Outbreaks of the rare and highly contagious virus have been reported in seven states across America's Sun Belt, including Arizona, California and Texas.
The disease, RHDV2, has been referred to as "bunny ebola" by veterinarians because it replicates the severe bleeding and organ failure the ebola virus causes in humans.
In many cases the virus is only detected after an animal dies and its nose leaks blood.
The US Department of Agriculture confirmed cases of the RHDV2 in Arizona, California, Colorado, Nevada, New Mexico, Utah, and Texas beginning in April.
Officials fear this outbreak will be difficult to contain - Neil Mcintyre
It is the fourth time the deadly virus has been found in the US since the first case of RHDV2 was first detected in China around 35 years ago.
However this outbreak represents the first time the virus is known to have spread beyond pet rabbits to wild rabbits, hares and even pikas in North America, prompting concern over how officials can effectively contain it.
"The fact that this is in multiple counties and rabbitries, that's why this is so concerning," Eric Stewart, from the American Rabbit Breeders Association, told the Veterinary Information Network.
"And then to hear it's burning through the wild rabbit populations, that, of course, furthers our concerns that much more."

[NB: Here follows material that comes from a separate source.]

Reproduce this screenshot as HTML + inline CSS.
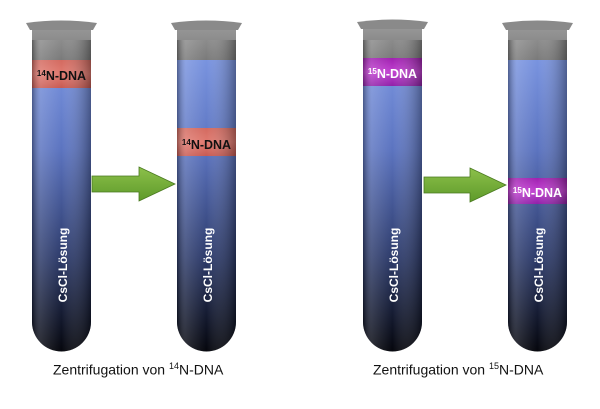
<!DOCTYPE html><html><head><meta charset="utf-8"><style>
body{margin:0;background:#fff;width:600px;height:409px;overflow:hidden;position:relative;font-family:"Liberation Sans",sans-serif}
.cap{position:absolute;top:361px;font-size:14px;color:#111}
.lab{font-family:"Liberation Sans",sans-serif;font-weight:bold}
</style></head><body>
<svg width="600" height="409" style="position:absolute;left:0;top:0">
<defs>
<linearGradient id="liq" x1="0" y1="0" x2="0" y2="1">
<stop offset="0" stop-color="#7f9ae6"/><stop offset="0.35" stop-color="#5c74c0"/><stop offset="0.7" stop-color="#2c3a6a"/><stop offset="1" stop-color="#05060c"/></linearGradient>
<linearGradient id="sh" x1="0" y1="0" x2="1" y2="0">
<stop offset="0" stop-color="#000" stop-opacity="0.35"/><stop offset="0.15" stop-color="#fff" stop-opacity="0.15"/><stop offset="0.5" stop-color="#fff" stop-opacity="0"/><stop offset="1" stop-color="#000" stop-opacity="0.35"/></linearGradient>
<linearGradient id="gl" x1="0" y1="0" x2="0" y2="1"><stop offset="0" stop-color="#9a9a9a"/><stop offset="1" stop-color="#7a7a7a"/></linearGradient>
<linearGradient id="red" x1="0" y1="0" x2="0" y2="1"><stop offset="0" stop-color="#d36a60"/><stop offset="0.5" stop-color="#e07a70"/><stop offset="1" stop-color="#c85a52"/></linearGradient>
<linearGradient id="mag" x1="0" y1="0" x2="0" y2="1"><stop offset="0" stop-color="#a020b0"/><stop offset="0.5" stop-color="#c040d0"/><stop offset="1" stop-color="#9020a8"/></linearGradient>
<linearGradient id="ar" x1="0" y1="0" x2="0" y2="1"><stop offset="0" stop-color="#8cc04a"/><stop offset="1" stop-color="#5e9a2a"/></linearGradient>
</defs>
<!-- tube helper: x, liquid top, band y -->
<g id="t1">
<path d="M32 40 V322 a29.5 29.5 0 0 0 59 0 V40 Z" fill="url(#liq)"/>
<path d="M32 24 H91 V60 H32 Z" fill="url(#gl)"/>
<path d="M26 23 Q61 18 97 23 L93 30 H30 Z" fill="#8a8a8a"/>
<rect x="32" y="60" width="59" height="28" fill="url(#red)"/>
<path d="M32 40 V322 a29.5 29.5 0 0 0 59 0 V40 Z" fill="url(#sh)"/>
<text x="61.5" y="80" text-anchor="middle" font-size="12.5" class="lab" fill="#111"><tspan font-size="8" dy="-4">14</tspan><tspan dy="4">N-DNA</tspan></text>
<text transform="translate(67,265) rotate(-90)" text-anchor="middle" font-size="12" class="lab" fill="#fff">CsCl-Lösung</text>
</g>
<g>
<path d="M177 40 V322 a29.5 29.5 0 0 0 59 0 V40 Z" fill="url(#liq)"/>
<path d="M177 24 H236 V60 H177 Z" fill="url(#gl)"/>
<path d="M171 23 Q206 18 242 23 L238 30 H175 Z" fill="#8a8a8a"/>
<rect x="177" y="128" width="59" height="28" fill="url(#red)"/>
<path d="M177 40 V322 a29.5 29.5 0 0 0 59 0 V40 Z" fill="url(#sh)"/>
<text x="206.5" y="149" text-anchor="middle" font-size="12.5" class="lab" fill="#111"><tspan font-size="8" dy="-4">14</tspan><tspan dy="4">N-DNA</tspan></text>
<text transform="translate(212,265) rotate(-90)" text-anchor="middle" font-size="12" class="lab" fill="#fff">CsCl-Lösung</text>
</g>
<g>
<path d="M363 40 V322 a29.5 29.5 0 0 0 59 0 V40 Z" fill="url(#liq)"/>
<path d="M363 24 H422 V58 H363 Z" fill="url(#gl)"/>
<path d="M357 22 Q392 17 428 22 L424 29 H361 Z" fill="#8a8a8a"/>
<rect x="363" y="58" width="59" height="28" fill="url(#mag)"/>
<path d="M363 40 V322 a29.5 29.5 0 0 0 59 0 V40 Z" fill="url(#sh)"/>
<text x="392.5" y="78" text-anchor="middle" font-size="12.5" class="lab" fill="#fff"><tspan font-size="8" dy="-4">15</tspan><tspan dy="4">N-DNA</tspan></text>
<text transform="translate(398,265) rotate(-90)" text-anchor="middle" font-size="12" class="lab" fill="#fff">CsCl-Lösung</text>
</g>
<g>
<path d="M508 40 V322 a29.5 29.5 0 0 0 59 0 V40 Z" fill="url(#liq)"/>
<path d="M508 24 H567 V60 H508 Z" fill="url(#gl)"/>
<path d="M502 23 Q537 18 573 23 L569 30 H506 Z" fill="#8a8a8a"/>
<rect x="508" y="178" width="59" height="26" fill="url(#mag)"/>
<path d="M508 40 V322 a29.5 29.5 0 0 0 59 0 V40 Z" fill="url(#sh)"/>
<text x="537.5" y="197" text-anchor="middle" font-size="12.5" class="lab" fill="#fff"><tspan font-size="8" dy="-4">15</tspan><tspan dy="4">N-DNA</tspan></text>
<text transform="translate(543,265) rotate(-90)" text-anchor="middle" font-size="12" class="lab" fill="#fff">CsCl-Lösung</text>
</g>
<path d="M92 176 H139 V167 L175 184 L139 201 V192 H92 Z" fill="url(#ar)" stroke="#4a7a20" stroke-width="0.8"/>
<path d="M424 177 H470 V168 L506 185 L470 202 V193 H424 Z" fill="url(#ar)" stroke="#4a7a20" stroke-width="0.8"/>
</svg>
<div class="cap" style="left:53px">Zentrifugation von <sup style="font-size:9px">14</sup>N-DNA</div>
<div class="cap" style="left:373px">Zentrifugation von <sup style="font-size:9px">15</sup>N-DNA</div>
</body></html>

The first known US case of the virus was among pet rabbits in Ohio in 2018. A second outbreak appeared in the San Juan Islands in Washington state last summer and in February, it was identified in a dozen rabbits at a veterinary hospital in New York City.
Officials are unsure of the source of this latest outbreak. "We still have no idea where it originated," Ralph Zimmerman, New Mexico's state veterinarian, told the Cut. "It's snowballed and moved like mad."
"We had one guy with 200 rabbits, and he lost them all between a Friday afternoon and Sunday evening," he said. "It just went through and killed everything."
Around 500 animals are thought to have been infected in the state in the last four months, prompting officials to introduce a depopulation policy.
But officials fear the highly contagious nature of the virus will make this outbreak difficult to bring under control.
The virus spreads easily through blood, urine, and faeces and its incubation period can be as little as two days. It has a very high death rate, with officials in the southwest US estimating the virus has proven fatal in around 90 per cent of infected animals.
The small numbers of rabbits that do survive continue to pose a threat as they can continue to spread the virus for at least 42 days, according to the House Rabbit Association.
The virus does not pose a threat to humans but can be transferred to rabbits by hair, shoes and clothing. There is no known cure of the virus and veterinarians in the US have to go through a lengthy process with the USDA to import vaccines from Europe.